Sébastien Neukom, head structured products sales, exchange, SIX, said in a statement: “This extension makes it easier for self-guided retail investors in structured products to track U.S. markets and act on developments as they happen, enabling more informed decisions with greater flexibility and precision around market movements. For issuers, longer trading hours increase product visibility and potential demand, making the market more attractive while effectively enlarging it.”

The inefficiency in the U.S secondary market has been exacerbated as there has been an “impressive” increase of issuance with double-digit year-on-year growth according to Romano. In 2025 total issuance of structured notes in the U.S was roughly $225bn, but he said total outstanding volume in the market is anywhere in the range of $300bn to $350bn,

“Corporate and municipal bonds have seen an increase in electronic trading over the past 10 years, and structured notes deserve the same institutional treatment given their importance as an asset class in investor portfolios,” Romano added.

The main buyers of structured notes have historically been private wealth platforms including private banks, wholesalers, wealth management brokerages, and registered investment advisors while investment banks create and sell the products.

A private bank or large wealth management platform could hold thousands of structured notes in their portfolio on behalf of investors. An investor who wanted to sell that position prior to maturity had to go back to the issuer bank where the note was purchased, leading to an entirely bilateral market with just one liquidity provider, according to Romano.

As a result, the market has traditionally been voice brokered on the telephone, on Bloomberg chats and by email. Over the years, the industry realized that secondary trading was inefficient and a better workflow was necessary to alleviate desk resources and streamline the operation, according to Romano.

Electronic trading

Some investment banks plugged prices into Bloomberg, and provided clients the ability to click and trade up to $25,000 or $50,000,” he added. “This did not solve the bilateral, illiquid, and fragmented nature of the market and is one of the main reasons for the launch of this ATS.”

The TP ICAP Fusion Structured Products Trading Systems ATS addresses liquidity fragmentation by providing a centralized order book, real-time request-for-quotes (RFQs), available market prices and firm offerings for issuer banks, distributors, wholesalers registered investment advisors (RIAs), and broker-dealers serving institutional clients.

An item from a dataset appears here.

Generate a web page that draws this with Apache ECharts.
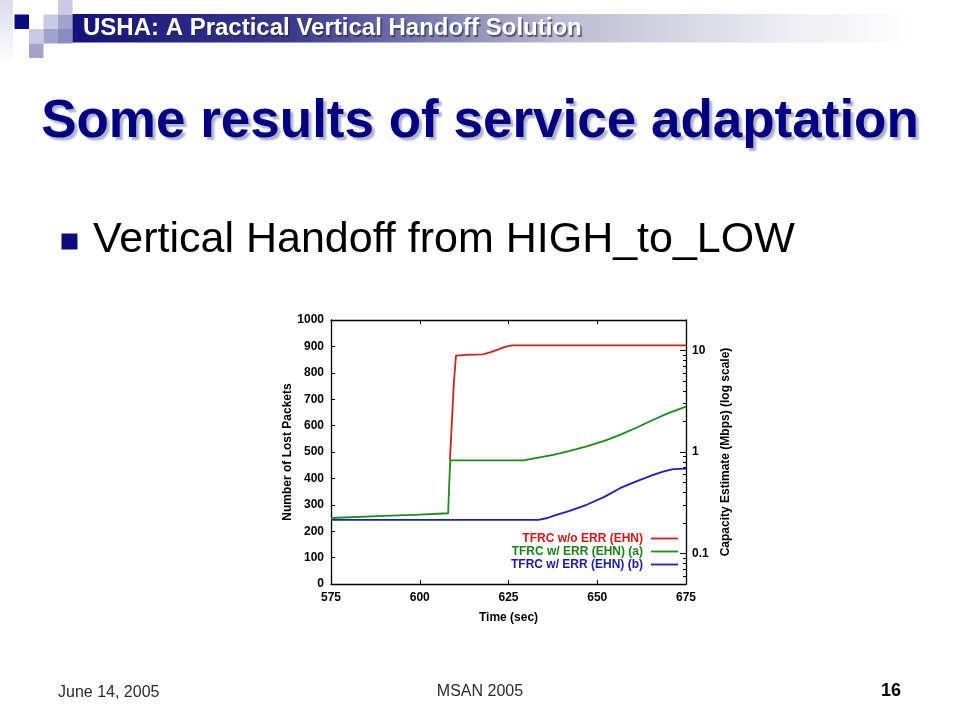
<!DOCTYPE html>
<html>
<head>
<meta charset="utf-8">
<script src="https://cdn.jsdelivr.net/npm/echarts@6/dist/echarts.min.js"></script>
<style>
html,body{margin:0;padding:0;background:#fff;}
#c{width:960px;height:720px;}
</style>
</head>
<body>
<div id="c"></div>
<script>
// ---- data ----
var seriesNames = ['TFRC w/o ERR (EHN)', 'TFRC w/ ERR (EHN) (a)', 'TFRC w/ ERR (EHN) (b)'];
var redTime  = [608.5, 609.0, 609.6, 610.2, 613, 617.8, 620, 622, 624, 626, 675];
var redValue = [470, 600, 760, 865, 868, 870, 878, 888, 898, 904, 904];
var greenTime  = [575, 590, 600, 608.0, 608.3, 608.6, 629.2, 633, 637.6, 642, 647, 652, 656.4, 661, 665.8, 670, 675];
var greenValue = [250, 258, 263, 268, 380, 468, 468, 478, 489, 503, 521, 542, 565, 592, 622, 647, 672];
var blueTime  = [575, 633.4, 636, 637.6, 642, 647, 652, 656.4, 661, 665.8, 668.5, 671.4, 675];
var blueValue = [243, 243, 250, 258, 276, 300, 330, 363, 389, 413, 426, 435, 437];
var xTicks = [575, 600, 625, 650, 675];
var capacityMajor = [0.1, 1, 10];
var capacityMantissa = [2, 3, 4, 5, 6, 7, 8, 9];
var capacityDecades = [0.01, 0.1, 1, 10];

var colors = ['#d41f1f', '#1c8a1c', '#1f1fb4'];
var textColors = ['#d01818', '#198219', '#1a1aa8'];

function zip(a, b) { return a.map(function (v, i) { return [v, b[i]]; }); }

var minorTicks = [];
capacityDecades.forEach(function (d) {
  capacityMantissa.forEach(function (m) {
    var v = Number((m * d).toPrecision(3));
    if (v > 0.05 && v < 20) minorTicks.push(v);
  });
});

var FONT = '"Liberation Sans", Arial, sans-serif';
var chart = echarts.init(document.getElementById('c'), null, { renderer: 'canvas' });

var graphics = [
  // pale strip at far left
  { type: 'rect', shape: { x: 0, y: 0, width: 13, height: 66 },
    style: { fill: new echarts.graphic.LinearGradient(0, 0, 0, 1, [
      { offset: 0, color: '#dcdcee' }, { offset: 1, color: '#ffffff' }]) } },
  // decorative squares
  { type: 'rect', shape: { x: 58, y: 0, width: 14.5, height: 14.5 }, style: { fill: '#cacae4' } },
  { type: 'rect', shape: { x: 14.5, y: 14.5, width: 14.5, height: 14.5 }, style: { fill: '#0a0a7e' } },
  { type: 'rect', shape: { x: 43.5, y: 14.5, width: 14.5, height: 14.5 }, style: { fill: '#cacae4' } },
  { type: 'rect', shape: { x: 58, y: 14.5, width: 14.5, height: 14.5 }, style: { fill: '#a2a2cc' } },
  { type: 'rect', shape: { x: 29, y: 29, width: 14.5, height: 14.5 }, style: { fill: '#cacae4' } },
  { type: 'rect', shape: { x: 43.5, y: 29, width: 14.5, height: 14.5 }, style: { fill: '#a2a2cc' } },
  { type: 'rect', shape: { x: 58, y: 29, width: 14.5, height: 14.5 }, style: { fill: '#8a8abc' } },
  { type: 'rect', shape: { x: 29, y: 43.5, width: 14.5, height: 14.5 }, style: { fill: '#a4a4c8' } },
  // banner
  { type: 'rect', shape: { x: 72.5, y: 14, width: 887.5, height: 28.5 },
    style: { fill: new echarts.graphic.LinearGradient(0, 0, 1, 0, [
      { offset: 0, color: '#12127a' },
      { offset: 0.25, color: '#3c3c8e' },
      { offset: 0.55, color: '#bcbcd2' },
      { offset: 0.8, color: '#ececf2' },
      { offset: 0.95, color: '#ffffff' },
      { offset: 1, color: '#ffffff' }]) } },
  { type: 'text', x: 83, y: 28.5,
    style: { text: 'USHA: A Practical Vertical Handoff Solution', fill: '#ffffff',
      font: 'bold 24px ' + FONT, textVerticalAlign: 'middle', textAlign: 'left',
      textShadowColor: 'rgba(40,40,60,0.7)', textShadowOffsetX: 1.5, textShadowOffsetY: 1.5, textShadowBlur: 1 } },
  // title
  { type: 'text', x: 480, y: 122,
    style: { text: 'Some results of service adaptation', fill: '#000080',
      font: 'bold 53px ' + FONT, textAlign: 'center', textVerticalAlign: 'middle',
      textShadowColor: 'rgba(150,150,190,0.75)', textShadowOffsetX: 3, textShadowOffsetY: 3, textShadowBlur: 2 } },
  // bullet
  { type: 'rect', shape: { x: 61.5, y: 233.5, width: 16, height: 16 }, style: { fill: '#0c0c80' } },
  { type: 'text', x: 93, y: 240,
    style: { text: 'Vertical Handoff from HIGH_to_LOW', fill: '#000000',
      font: '43px ' + FONT, textAlign: 'left', textVerticalAlign: 'middle' } },
  // footer
  { type: 'text', x: 58, y: 693,
    style: { text: 'June 14, 2005', fill: '#2a2a2a', font: '16px ' + FONT,
      textAlign: 'left', textVerticalAlign: 'middle' } },
  { type: 'text', x: 480, y: 692,
    style: { text: 'MSAN 2005', fill: '#2a2a2a', font: '16px ' + FONT,
      textAlign: 'center', textVerticalAlign: 'middle' } },
  { type: 'text', x: 901, y: 691,
    style: { text: '16', fill: '#000000', font: 'bold 18px ' + FONT,
      textAlign: 'right', textVerticalAlign: 'middle' } }
];

var axisLine = { show: true, lineStyle: { color: '#000', width: 1.3 } };
var labelStyle = { color: '#000', fontFamily: FONT, fontWeight: 'bold', fontSize: 12 };
var nameStyle = { color: '#000', fontFamily: FONT, fontWeight: 'bold', fontSize: 12 };

var option = {
  animation: false,
  backgroundColor: '#ffffff',
  graphic: graphics,
  grid: { left: 331, right: 274, top: 320, bottom: 136, containLabel: false },
  legend: {
    orient: 'vertical', align: 'right', right: 277, top: 527,
    icon: 'rect', itemWidth: 27, itemHeight: 1.8, itemGap: 0,
    textStyle: { fontFamily: FONT, fontWeight: 'bold', fontSize: 12, padding: [0, 3, 0, 0], lineHeight: 13 },
    data: seriesNames.map(function (n, i) { return { name: n, textStyle: { color: textColors[i] } }; })
  },
  xAxis: [
    { type: 'value', min: xTicks[0], max: xTicks[xTicks.length - 1], interval: 25,
      name: 'Time (sec)', nameLocation: 'middle', nameGap: 28, nameTextStyle: nameStyle,
      axisLine: axisLine, axisTick: { inside: true, length: 4, lineStyle: { color: '#000' } },
      axisLabel: Object.assign({ margin: 8, formatter: function (v) { return String(v); } }, labelStyle),
      splitLine: { show: false } },
    { type: 'value', position: 'top', min: xTicks[0], max: xTicks[xTicks.length - 1], interval: 25,
      axisLine: axisLine, axisTick: { inside: true, length: 4, lineStyle: { color: '#000' } },
      axisLabel: { show: false }, splitLine: { show: false } }
  ],
  yAxis: [
    { type: 'value', min: 0, max: 1000, interval: 100,
      name: 'Number of Lost Packets', nameLocation: 'middle', nameRotate: 90, nameGap: 37,
      nameTextStyle: nameStyle,
      axisLine: axisLine, axisTick: { inside: true, length: 4, lineStyle: { color: '#000' } },
      axisLabel: Object.assign({ margin: 7, formatter: function (v) { return String(v); } }, labelStyle),
      splitLine: { show: false } },
    { type: 'log', logBase: 10, min: 0.05, max: 20, position: 'right',
      name: 'Capacity Estimate (Mbps) (log scale)', nameLocation: 'middle', nameRotate: 90, nameGap: 34,
      nameTextStyle: nameStyle,
      axisLine: axisLine,
      axisTick: { inside: true, length: 6, customValues: capacityMajor, lineStyle: { color: '#000' } },
      axisLabel: Object.assign({ margin: 6, customValues: capacityMajor,
        formatter: function (v) { return String(Number(Number(v).toPrecision(3))); } }, labelStyle),
      splitLine: { show: false } },
    { type: 'log', logBase: 10, min: 0.05, max: 20, position: 'right',
      axisLine: { show: false },
      axisTick: { inside: true, length: 3, customValues: minorTicks, lineStyle: { color: '#000' } },
      axisLabel: { show: false }, splitLine: { show: false } }
  ],
  series: [
    { name: seriesNames[0], type: 'line', data: zip(redTime, redValue), symbol: 'none',
      lineStyle: { color: colors[0], width: 1.8 }, itemStyle: { color: colors[0] }, z: 2 },
    { name: seriesNames[1], type: 'line', data: zip(greenTime, greenValue), symbol: 'none',
      lineStyle: { color: colors[1], width: 1.8 }, itemStyle: { color: colors[1] }, z: 3 },
    { name: seriesNames[2], type: 'line', data: zip(blueTime, blueValue), symbol: 'none',
      lineStyle: { color: colors[2], width: 1.8 }, itemStyle: { color: colors[2] }, z: 4 }
  ]
};
chart.setOption(option);
</script>
</body>
</html>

The idea and need of a secondary market has been around for many years, according to Romano, and this initiative has taken just over two years from the initial idea to launch.

Robert Romano, TP ICAP

“When I arrived at TP ICAP, I believed this was the perfect time to offer an electronic secondary market to the structured notes industry, given the firm’s reputation and connectivity to both the sell-side and the buy-side as a neutral agency intermediary, as well as its expertise and long track record of hosting electronic secondary markets across asset classes not only in the U.S., but globally,” he said.

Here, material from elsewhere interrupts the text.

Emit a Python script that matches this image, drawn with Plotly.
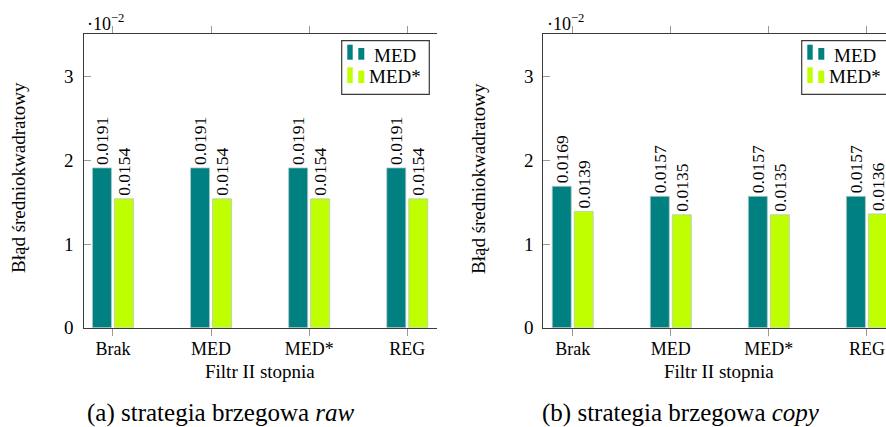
import plotly.graph_objects as go

# Second-stage filter variants (x categories)
categories = ["Brak", "MED", "MED*", "REG"]

# Mean squared error, edge strategy "raw"
raw_med = [0.0191, 0.0191, 0.0191, 0.0191]
raw_med_star = [0.0154, 0.0154, 0.0154, 0.0154]

# Mean squared error, edge strategy "copy"
copy_med = [0.0169, 0.0157, 0.0157, 0.0157]
copy_med_star = [0.0139, 0.0135, 0.0135, 0.0136]

series_names = ["MED", "MED*"]
y_ticks = [0, 1, 2, 3]
scale = 100  # values shown in units of 10^-2

W, H = 886, 427
TEAL = "#008080"
LIME = "#bfff00"
EDGE = "#b4c8c8"
AXIS = "#3a3a3a"
TICK = "#9a9a9a"
FONT = "Liberation Serif, Times New Roman, serif"


def px(x):
    return x / W


def py(y):
    return 1 - y / H


fig = go.Figure()

panels = [
    ("x", "y", raw_med, raw_med_star),
    ("x2", "y2", copy_med, copy_med_star),
]
for xa, ya, med, med_star in panels:
    for name, vals, color in zip(series_names, [med, med_star], [TEAL, LIME]):
        fig.add_trace(go.Bar(
            x=categories,
            y=[v * scale for v in vals],
            name=name,
            text=[f"{v:.4f}" for v in vals],
            textposition="outside",
            textangle=-90,
            constraintext="none",
            cliponaxis=False,
            textfont=dict(family=FONT, size=17.5, color="black"),
            marker=dict(color=color, line=dict(color=EDGE, width=0.8)),
            xaxis=xa, yaxis=ya, showlegend=False,
            hoverinfo="skip",
        ))

y_top, y_bot = 34, 327.7
left_dom = [px(83.5), px(436.7)]
right_dom = [px(543.3), 1.0]
ydom = [py(y_bot), py(y_top)]

xcommon = dict(
    type="category", range=[-0.3, 3.3], showgrid=False, zeroline=False,
    showline=True, linecolor=AXIS, linewidth=1.2, mirror="ticks",
    ticks="outside", ticklen=7, tickcolor=TICK, tickwidth=1, ticklabelstandoff=-2,
    tickfont=dict(family=FONT, size=18, color="black"), automargin=False,
)
ycommon = dict(
    range=[0, 3.51], tickvals=y_ticks, ticktext=[str(t) for t in y_ticks],
    showgrid=False, zeroline=False, showline=True, linecolor=AXIS, linewidth=1.2,
    ticks="inside", ticklen=7, tickcolor=TICK, tickwidth=1, ticklabelstandoff=5,
    tickfont=dict(family=FONT, size=19, color="black"), automargin=False,
)

fig.update_layout(
    width=W, height=H,
    margin=dict(l=0, r=0, t=0, b=0),
    paper_bgcolor="white", plot_bgcolor="white",
    barmode="group", bargap=0.552, bargroupgap=0.134,
    font=dict(family=FONT, color="black"),
    showlegend=False,
    xaxis=dict(domain=left_dom, anchor="y", **xcommon),
    yaxis=dict(domain=ydom, anchor="x", **ycommon),
    xaxis2=dict(domain=right_dom, anchor="y2", **{**xcommon, "range": [-0.3, 3.195]}),
    yaxis2=dict(domain=ydom, anchor="x2", **{**ycommon, "mirror": False}),
)

annotations = []
shapes = []


def add_legend(dx, clip_right=False):
    """Boxed legend with pgfplots-style double-bar swatches, offset by dx pixels."""
    x0, x1, y0, y1 = 341.7 + dx, min(429.3 + dx, W), 40.7, 94.3
    if clip_right:
        path = f"M {px(x1)} {py(y0)} L {px(x0)} {py(y0)} L {px(x0)} {py(y1)} L {px(x1)} {py(y1)}"
        shapes.append(dict(type="path", xref="paper", yref="paper", path=path,
                           line=dict(color=AXIS, width=1.2), fillcolor="white", layer="above"))
    else:
        shapes.append(dict(type="rect", xref="paper", yref="paper",
                           x0=px(x0), x1=px(x1), y0=py(y0), y1=py(y1),
                           line=dict(color=AXIS, width=1.2), fillcolor="white", layer="above"))
    for name, color, (t_tall, t_short, bottom, cy) in zip(
        series_names, [TEAL, LIME], [(44.7, 48.0, 59.7, 55.0), (67.3, 70.7, 83.0, 77.0)]
    ):
        for (bx0, bx1), top in [((347.3, 352.7), t_tall), ((358.3, 364.3), t_short)]:
            shapes.append(dict(type="rect", xref="paper", yref="paper",
                               x0=px(bx0 + dx), x1=px(bx1 + dx), y0=py(bottom), y1=py(top),
                               line=dict(width=0), fillcolor=color, layer="above"))
        annotations.append(dict(
            x=px(394.5 + dx), y=py(cy), xref="paper", yref="paper",
            xanchor="center", yanchor="middle", text=name, showarrow=False,
            font=dict(family=FONT, size=19),
        ))


add_legend(0)
add_legend(460, clip_right=True)

for x0, cx, ycx, capx, caption in [
    (85, 260, 18, 221, "(a) strategia brzegowa <i>raw</i>"),
    (545, 719, 478, 681, "(b) strategia brzegowa <i>copy</i>"),
]:
    # exponent marker for the y axis
    annotations.append(dict(
        x=px(x0), y=py(22), xref="paper", yref="paper", xanchor="left", yanchor="middle",
        text="·10<sup>−2</sup>", showarrow=False, font=dict(family=FONT, size=18),
    ))
    # x axis title
    annotations.append(dict(
        x=px(cx), y=py(371), xref="paper", yref="paper", xanchor="center", yanchor="middle",
        text="Filtr II stopnia", showarrow=False, font=dict(family=FONT, size=19),
    ))
    # y axis title
    annotations.append(dict(
        x=px(ycx), y=py(178), xref="paper", yref="paper", xanchor="center", yanchor="middle",
        text="Błąd średniokwadratowy", textangle=-90, showarrow=False,
        font=dict(family=FONT, size=19),
    ))
    # sub-figure caption
    annotations.append(dict(
        x=px(capx), y=py(413), xref="paper", yref="paper",
        xanchor="center", yanchor="middle",
        text=caption, showarrow=False, font=dict(family=FONT, size=25),
    ))

fig.update_layout(annotations=annotations, shapes=shapes)

fig.write_html("out.html")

Romano argued that TP ICAP can aggregate liquidity from its existing institutional buy-side clients such hedge funds, asset managers, pension funds and insurance companies. The ATS will give them a window into a secondary market for structured notes and they may want to participate, even if perhaps only on the over-the-counter derivative component after the note trades.

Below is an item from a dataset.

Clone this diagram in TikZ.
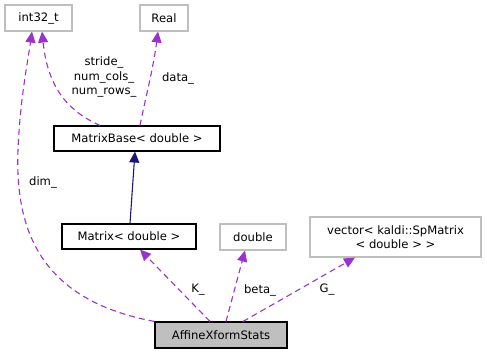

He added that the majority of today’s secondary market executions consist of small tickets under $100,000 because structured notes are typically sold to high net worth individuals and retail clients. However, the launch of this anonymous institutional grade marketplace may lead to broader market participation such as from the institutional buy-side and market makers, which could incentivize larger ticket sizes to trade.

“Banks who sell structured notes could also use this platform to offset risk sensitivities in their trading books, offload stagnate inventory, or perhaps even purchase other bank paper with the goal to increase their pool of OTC derivative risk they offer to hedge funds via their risk-recycling programs,” said Romano.

TP ICAP has been actively speaking to the major buyers of structured notes over the past year. Now that the platform is live and the ATS filing has been approved by the SEC, Romano said those conversations are accelerating.

“We would like to onboard participants since marketplaces are made when there is volume and trading activity,” he added.